The Reynolds Stress turbulence Model (RSM) has proven to be effective when an accurate prediction of flow separation on the body is necessary for the success of the simulation. Also effective are non-equilibrium wall functions, which are sensitized to the local pressure gradient. They can partially compensate for relatively high values of surface y+.

Minimizing Numerical Errors

Relative to second-order convective differences, first-order differences increase artificial diffusion and can damp or "diffuse" the solution. First-order convective differences are useful at the start of a calculation because they increase numerical stability when the initialized flow field is a poor approximation to the converged result. Afterwards, second-order differences should be employed so that the physically realistic gradients emerge.
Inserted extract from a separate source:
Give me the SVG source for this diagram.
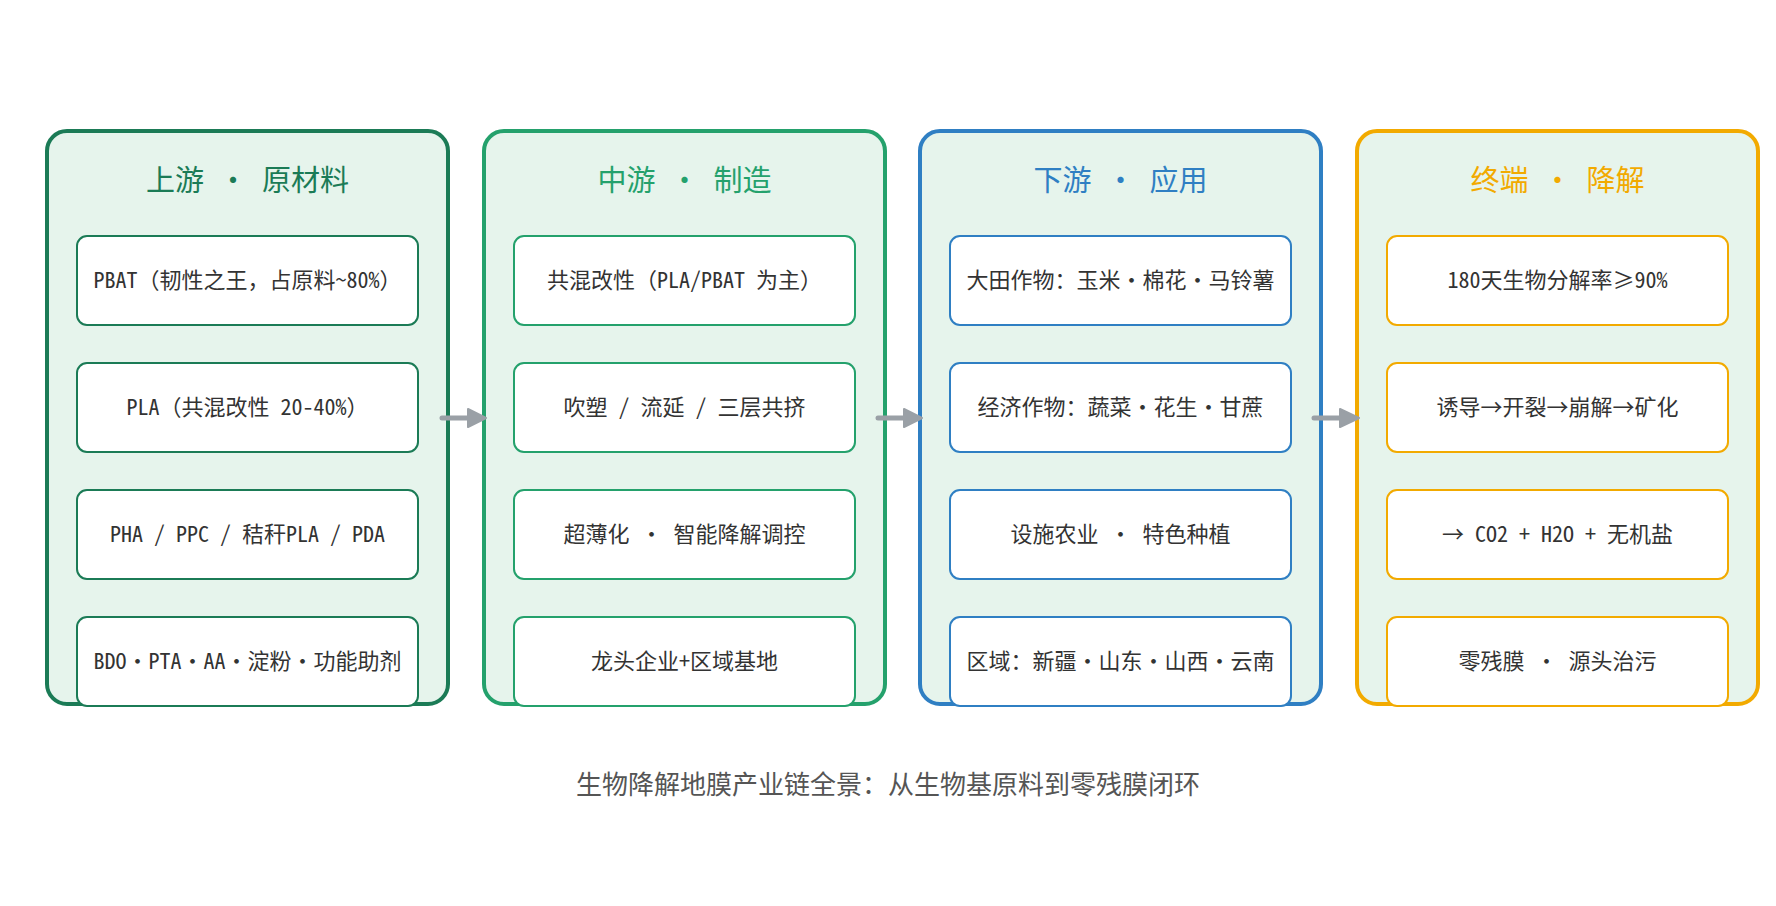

Adequate spatial resolution is another requirement for error minimization. Spatial resolution is improved through solution-adaptive mesh refinement. A small series of strategic adaptions usually is sufficient to yield wind tunnel accuracy with only a modest increase in cell count and total CPU-time.

Putting it All Together

While the basic building blocks of a successful methodology can be summarized as above, Fluent staff have expended considerable effort to define and refine what constitutes best-practice for automotive external aerodynamics. "The expertise we have developed in-house is an out-growth of our overall corporate commitment to developing industry and application specialists among our technical staff," notes Rick Sam, Director of Fluent's US Automotive Business Unit.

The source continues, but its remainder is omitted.